Un autre effet sur la vie routinière dans cet État tient à l’architecture étagée de l’État d’Israël qui distingue citoyenneté et nationalité. Lorsque ses frontières se stabilisent suite aux accords de cessez-le-feu de 1949, la population de l’État demeure très hétérogène, en particulier une population arabe nombreuse (20%) et d’autres petits sous-groupes comme les Druzes. Et la société juive est, elle aussi, très hétérogène puisqu’elle comprend une population d’Europe de l’Est globalement acquise aux idéaux du socialisme, une population libérale dans les centres urbains, des traditionnistes religieux de toutes provenances, une communauté des juifs du Yémen, et bientôt de l’ensemble du monde arabo-musulman, des juifs orthodoxes de l’Est de l’Europe indifférents et parfois hostiles à l’État. Pour gérer cette diversité, l’État d’Israël va reconduire le système ottoman des millets, qui prévoit l’autogestion des groupes ethno-religieux qui a perduré dans la période mandataire. Il s’agit là moins d’une décision que d’une abstention et l’effet d’un pragmatisme. Les juifs, majoritaires, à l’instar des autres groupes minoritaires, avant tout la minorité arabe-palestinienne, forment des entités consistantes qui vont être reconduites dans l’État d’Israël. La citoyenneté israélienne est accordée à chaque individu vivant sur territoire de l’État, mais chaque individu est de surcroît reconnu dans son appartenance à un sous-groupe, y compris les juifs. Ces derniers, malgré cette unification, vont reproduire leurs divisions internes à travers des partis politiques mais aussi, les mouvements de jeunesse, un système éducatif sectorisé où chaque sous-groupe trouve le moyen de se maintenir, y compris ce que l’on appelait alors les Arabes israéliens. Cette appartenance à un groupe « ethno-religieux » (en hébreu, le’om, nationalité) est associée à des droits collectifs, un système éducatif, la gestion coutumière du statut personnel de la naissance au mariage et à la mort. Inscrit dans le cadre d’une citoyenneté universelle où prévaut une égalité des individus sans considération de son appartenance à une communauté ni aucun autre critère discriminant, on appelle cela aujourd’hui du multiculturalisme. Cela a abouti aussi au fil des ans à un pluralisme juridique très poussé.

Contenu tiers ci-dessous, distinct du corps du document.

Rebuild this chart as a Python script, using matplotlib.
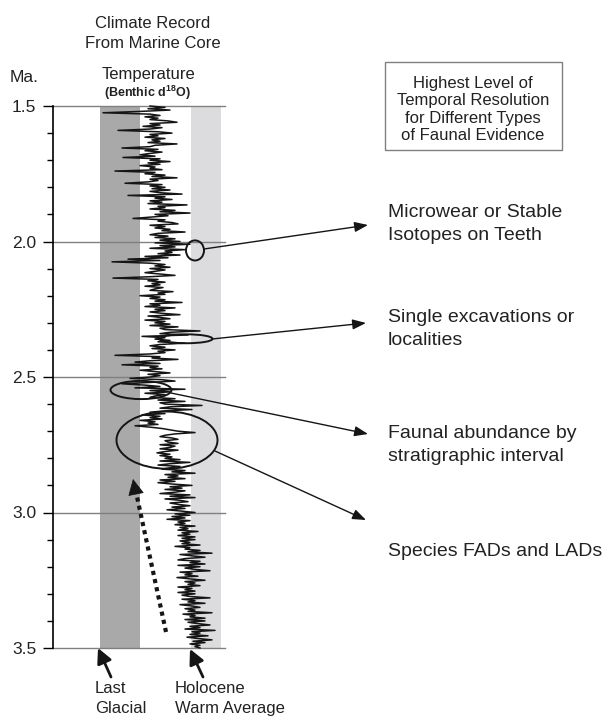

Cette architecture étagée a donc permis à l’ensemble des composantes de la société israélienne de perdurer, tant sur le plan politique, religieux et linguistique. La fragmentation de la société politique israélienne, aujourd’hui si apparente, en est la conséquence. Mais cette architecture est asymétrique, puisque c’est le groupe majoritaire des juifs israéliens qui domine l’appareil d’État. C’est lui qui a donné naissance à cet État, l’a conçu, lui a donné sa symbolique, son système politique, sa fonction aussi qui consiste à demeurer ouvert aux juifs du monde. Lors de la guerre d’indépendance, les juifs se sont alliés aux Druzes et les tribus bédouines contre les Arabes de l’intérieur et les États arabes voisins. Depuis, lorsque l’État fête sa victoire, son indépendance, les Arabes israéliens qui se nomment aujourd’hui « Palestiniens de 1948 » (les Arabes de Palestine que la guerre n’a pas chassée) commémorent la Nakba, l’exode d’une partie importante de la population — estimée à 700.000 personnes, partis ou chassés, par vagues, mais moindre en nombre que les juifs chassés du monde Arabe, estimé à 800.000 — donc la défaite. Bien qu’ils disposent d’une citoyenneté égale, qu’ils jouissent de droits collectifs étendus, y compris d’une représentation politique propre à travers des partis palestiniens-israéliens, ils ne peuvent s’identifier au tout de l’État. Ceci n’a rien de surprenant, de même que leur exemption de servir dans l’armée. Ils doivent se résigner à former une minorité dans un État créé pour les juifs, mais ces derniers doivent en retour apprendre à se comporter comme une majorité qui respecte les minorités.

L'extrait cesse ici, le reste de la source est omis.